Khashoggi had shifted from longtime insider to one of the kingdom’s most prominent critics—especially of Crown Prince Mohammed bin Salman. By 2017–2018, his Washington Post columns blasted MBS’s crackdown on dissent, the jailing of businessmen and royals, the war in Yemen, and what he called a growing climate of fear silencing Saudi public life.
He was killed and dismembered inside the Saudi consulate in Istanbul in October 2018.
A declassified U.S. intelligence report in 2021 assessed that Mohammed bin Salman approved the operation, a finding the crown prince has denied while calling the killing a "huge mistake."
Defense: When ABC’s Mary Bruce asked about Khashoggi and 9/11 families who object to the visit, Trump cut in, calling it a "horrible" question, and later suggested ABC’s license should be pulled.

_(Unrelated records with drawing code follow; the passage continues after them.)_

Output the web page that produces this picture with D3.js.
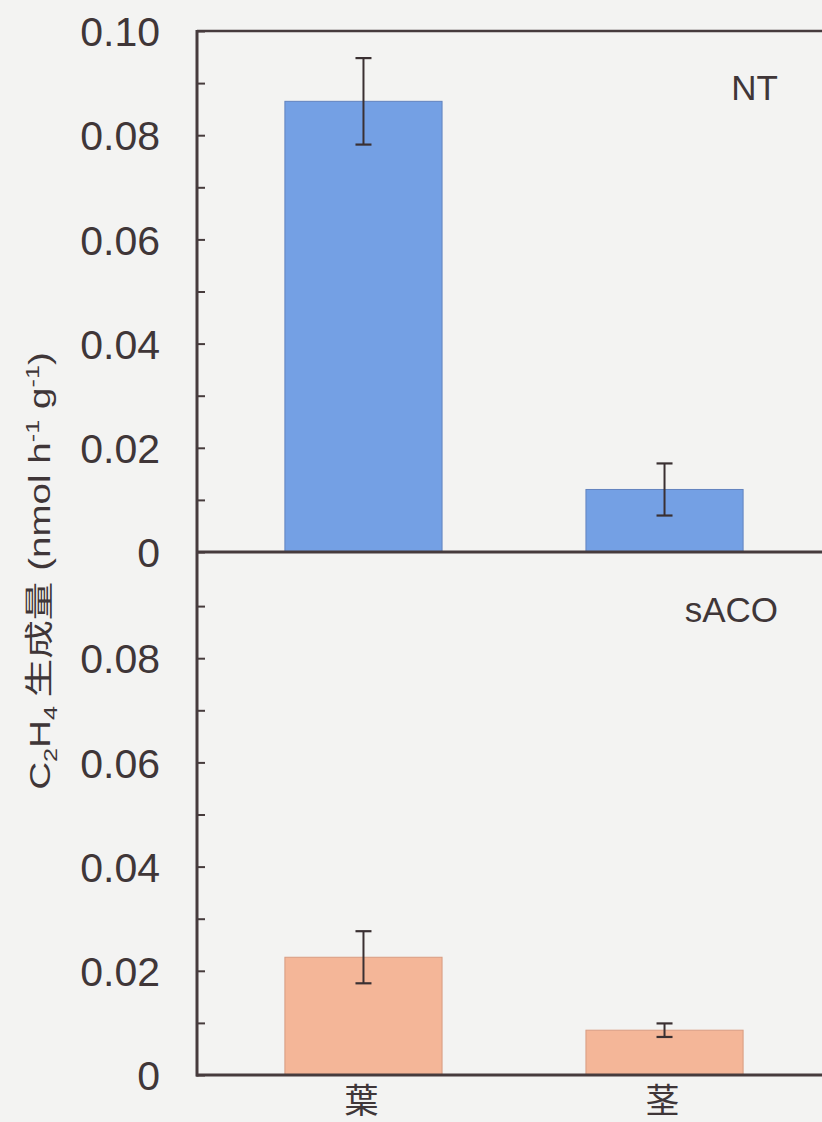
<!DOCTYPE html>
<html><head><meta charset="utf-8">
<script src="https://cdn.jsdelivr.net/npm/d3@7"></script>
<style>
html,body{margin:0;padding:0;background:#f3f3f2;}
svg{display:block;}
</style></head>
<body>
<svg id="chart" width="822" height="1122"></svg>
<script>
// ---- data ----
const categories = ["葉", "茎"];
const panelNames = ["NT", "sACO"];
const ntValues = [0.0865, 0.0120];
const ntErrors = [0.0083, 0.0050];
const sacoValues = [0.0226, 0.0086];
const sacoErrors = [0.0050, 0.0013];
const topTickLabels = [0, 0.02, 0.04, 0.06, 0.08, 0.10];
const bottomTickLabels = [0, 0.02, 0.04, 0.06, 0.08];
const minorTickValues = [0, 0.01, 0.02, 0.03, 0.04, 0.05, 0.06, 0.07, 0.08, 0.09, 0.10];
const yTitle = {main: "C", sub1: "2", mid: "H", sub2: "4", rest: " 生成量 (nmol h", sup1: "-1", g: " g", sup2: "-1", end: ")"};

const axisColor = "#463b3d";
const textColor = "#3f3638";
const latin = "'Liberation Sans', Arial, sans-serif";
const cjk = "'Noto Sans CJK JP', 'Noto Sans CJK SC', sans-serif";

const svg = d3.select("#chart");
svg.append("rect").attr("width", 822).attr("height", 1122).attr("fill", "#f3f3f2");

const x0 = 197, xR = 822;
const x = d3.scaleBand().domain(categories).range([x0, 831]).paddingInner(0.478).paddingOuter(0.292);

const panels = [
  {name: panelNames[0], values: ntValues, errors: ntErrors, y: d3.scaleLinear().domain([0, 0.1]).range([552, 31]),
   labels: topTickLabels, fill: "#74a0e4", stroke: "#6283bf", nameY: 100},
  {name: panelNames[1], values: sacoValues, errors: sacoErrors, y: d3.scaleLinear().domain([0, 0.1]).range([1075, 554]),
   labels: bottomTickLabels, fill: "#f4b698", stroke: "#d89c82", nameY: 622}
];

const fmt = d => d === 0 ? "0" : d.toFixed(2);

panels.forEach((p, pi) => {
  const g = svg.append("g");
  // bars
  g.selectAll("rect.bar").data(p.values).join("rect")
    .attr("class", "bar")
    .attr("x", (d, i) => x(categories[i]))
    .attr("width", x.bandwidth())
    .attr("y", d => p.y(d))
    .attr("height", d => p.y(0) - p.y(d))
    .attr("fill", p.fill).attr("stroke", p.stroke).attr("stroke-width", 1);
  // error bars
  const eg = g.selectAll("g.err").data(p.values).join("g").attr("class", "err");
  eg.append("line")
    .attr("x1", (d, i) => x(categories[i]) + x.bandwidth() / 2)
    .attr("x2", (d, i) => x(categories[i]) + x.bandwidth() / 2)
    .attr("y1", (d, i) => p.y(d + p.errors[i]))
    .attr("y2", (d, i) => p.y(d - p.errors[i]))
    .attr("stroke", "#3a3032").attr("stroke-width", 2);
  [1, -1].forEach(s => {
    eg.append("line")
      .attr("x1", (d, i) => x(categories[i]) + x.bandwidth() / 2 - 8)
      .attr("x2", (d, i) => x(categories[i]) + x.bandwidth() / 2 + 8)
      .attr("y1", (d, i) => p.y(d + s * p.errors[i]))
      .attr("y2", (d, i) => p.y(d + s * p.errors[i]))
      .attr("stroke", "#3a3032").attr("stroke-width", 2.2);
  });
  // y axis ticks (inward) and labels
  const ticks = pi === 0 ? minorTickValues : minorTickValues.filter(v => v < 0.095);
  const ax = d3.axisLeft(p.y).tickValues(ticks).tickSize(-8).tickPadding(37)
    .tickFormat(d => p.labels.some(l => Math.abs(l - d) < 1e-9) ? fmt(d) : "");
  const axg = g.append("g").attr("transform", `translate(${x0},0)`).call(ax);
  axg.select(".domain").remove();
  axg.selectAll(".tick line").attr("stroke", axisColor).attr("stroke-width", 2);
  axg.selectAll(".tick text").attr("fill", textColor)
    .style("font-family", latin).style("font-size", "41px").attr("dy", "0.36em");
  // baseline
  g.append("line").attr("x1", x0 - 1).attr("x2", xR).attr("y1", p.y(0)).attr("y2", p.y(0))
    .attr("stroke", axisColor).attr("stroke-width", 3);
  // panel name
  g.append("text").attr("x", 778).attr("y", p.nameY).attr("text-anchor", "end")
    .attr("fill", textColor).style("font-family", latin).style("font-size", "35px").text(p.name);
});

// frame: top border and left axis
svg.append("line").attr("x1", x0).attr("x2", xR).attr("y1", 31).attr("y2", 31)
  .attr("stroke", axisColor).attr("stroke-width", 2.5);
svg.append("line").attr("x1", x0).attr("x2", x0).attr("y1", 30).attr("y2", 1076.5)
  .attr("stroke", axisColor).attr("stroke-width", 3);

// category labels
svg.selectAll("text.cat").data(categories).join("text").attr("class", "cat")
  .attr("x", d => x(d) + x.bandwidth() / 2 - 2).attr("y", 1113)
  .attr("text-anchor", "middle").attr("fill", textColor)
  .style("font-family", cjk).style("font-size", "34px").text(d => d);

// y-axis title
const tt = svg.append("text").attr("text-anchor", "middle").attr("fill", textColor)
  .style("font-family", latin).style("font-size", "29px");
tt.append("tspan").text(yTitle.main);
tt.append("tspan").attr("dy", 7).style("font-size", "19px").text(yTitle.sub1);
tt.append("tspan").attr("dy", -7).text(yTitle.mid);
tt.append("tspan").attr("dy", 7).style("font-size", "19px").text(yTitle.sub2);
tt.append("tspan").attr("dy", -7).style("font-family", cjk + ", " + latin).text(" 生成量");
tt.append("tspan").text(" (nmol h");
tt.append("tspan").attr("dy", -11).style("font-size", "19px").text(yTitle.sup1);
tt.append("tspan").attr("dy", 11).text(yTitle.g);
tt.append("tspan").attr("dy", -11).style("font-size", "19px").text(yTitle.sup2);
tt.append("tspan").attr("dy", 11).text(yTitle.end);
const len = tt.node().getComputedTextLength();
const sx = 438 / len;
tt.attr("transform", `translate(50,571) rotate(-90) scale(${sx},1)`);
</script>
</body></html>
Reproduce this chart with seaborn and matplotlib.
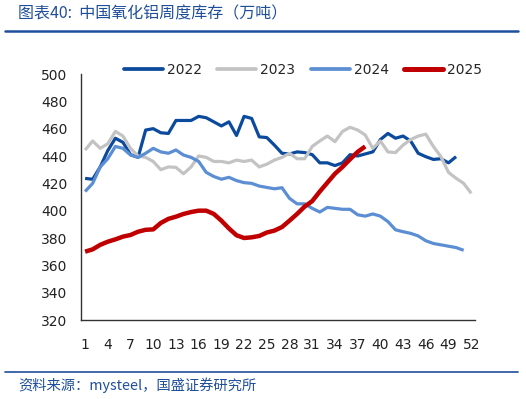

Deals: Beside all the controversy, MBS announced that a previous Saudi pledge of $600 billion in U.S. investment is being bumped "to almost $1 trillion," with money pointed at AI, rare earths, and other high-tech sectors. Meanwhile, Trump signaled approval for selling advanced F-35 fighter jets to the kingdom, a move that worries some lawmakers and security officials who see risks for Israel and opportunities for China to hoover up sensitive tech.
Geopolitics: The two men also talked up a security pact and the idea of Saudi Arabia formally joining the Abraham Accords, but MBS repeated his line that he needs a "clear path" to a Palestinian state before trying to sell normalization with Israel to his own public.